Она решила послать несколько стихов в письме к подруге, кажется, в Австрию, и та ей шлёт немедленно ответ: «Ну что же ты мне выражаешь свое волнение и восхищение талантом этого молодого поэта, отошли свой панегирик автору. Представляешь, как это будет лестно и приятно юноше, как поддержит его веру в свой талант. Напиши ему!» И Аделина написала, но сначала в редакцию журнала – с просьбой дать адрес и хоть какие-то сведения о юном поэте. Из редакции ответили, что им ничего не известно о начинающем авторе кроме того, что зовут его Алексей Лонгинович Коровай-Метелицкий, что живет он в Германии, и присланная им подборка стихов редакции тоже показалась талантливой.

И Аделина написала поэту восторженное письмо. Ответ пришел очень скоро (почта в конце 60-х работала явно оперативней).
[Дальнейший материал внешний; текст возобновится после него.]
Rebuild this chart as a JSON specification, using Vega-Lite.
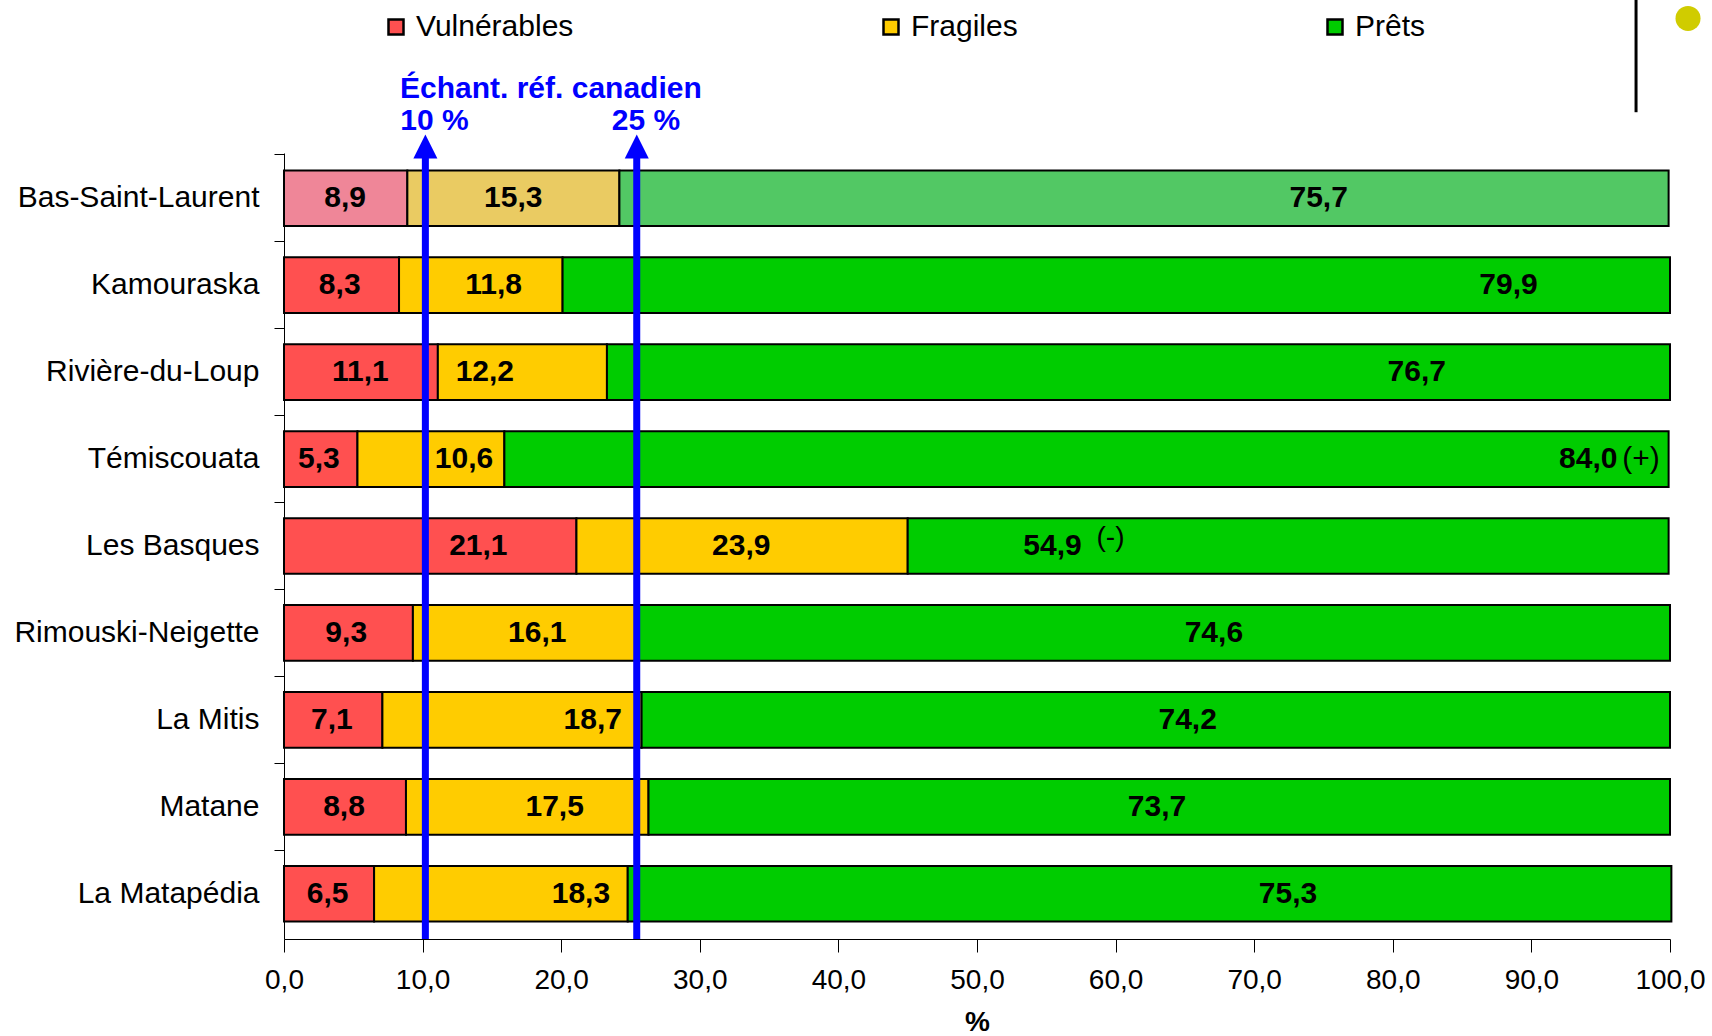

Поэт писал, что невероятно тронут вниманием и, что важнее всего, таким тонким пониманием поэзии, которое сегодня, то бишь в конце 60-х, чрезвычайно редко встречается. Он просит позволения хоть изредка писать ей и присылать на ее суд свои новые стихи. А что касается похвал его юношеской искренности и молодому оптимизму, здесь он должен ее разочаровать, он не столь юн и, вероятно, ей в отцы годится.

Переписка забурлила. Интрига с возрастом продолжалась недолго, довольно скоро выяснилось, что они практически ровесники. Но выяснялись и удивительные совпадения вкусов, пристрастий и даже фактов биографии – оба были этнические поляки из абсолютно обрусевших дворянских семей. Оба родились в провинции, в губернских городах, он – во Владимире, она – в Смоленске. Оба взросли в роскошных объятиях русской культуры, оба до исступления любили Россию и горько тосковали по ней, но происхождение и повороты биографии делали возвращение туда небезопасным, если не невозможным. Каравай-Метелицкий, закончивший кадетский корпус и военное училище, был кадровым офицером царской, а потом и белой армии. Его послереволюционное хождение по мукам закончилось в Германии, в маленьком городке, где он имел в итоге все, что полагается иметь приличному человеку его возраста. Все, кроме семьи. Но он вполне смирился с этим, находя вкус в свободном одиночестве. И вдруг такое невероятное знакомство с далекой канадкой, петербурженкой, своей по крови, по касте, по духу и, вероятно, по судьбе. «Созвучные души», – повторял он. Сам он был не так прост, как его безыскусные стихи. Он увлекался эзотерикой, печатался в оккультных журналах, что не мешало ему быть по-старинному церковным человеком, примерным прихожанином. Чапской тоже не чужды были мистические богоискания начала ХХ века – ведь она была истинной дочерью своего времени. Созвучные души…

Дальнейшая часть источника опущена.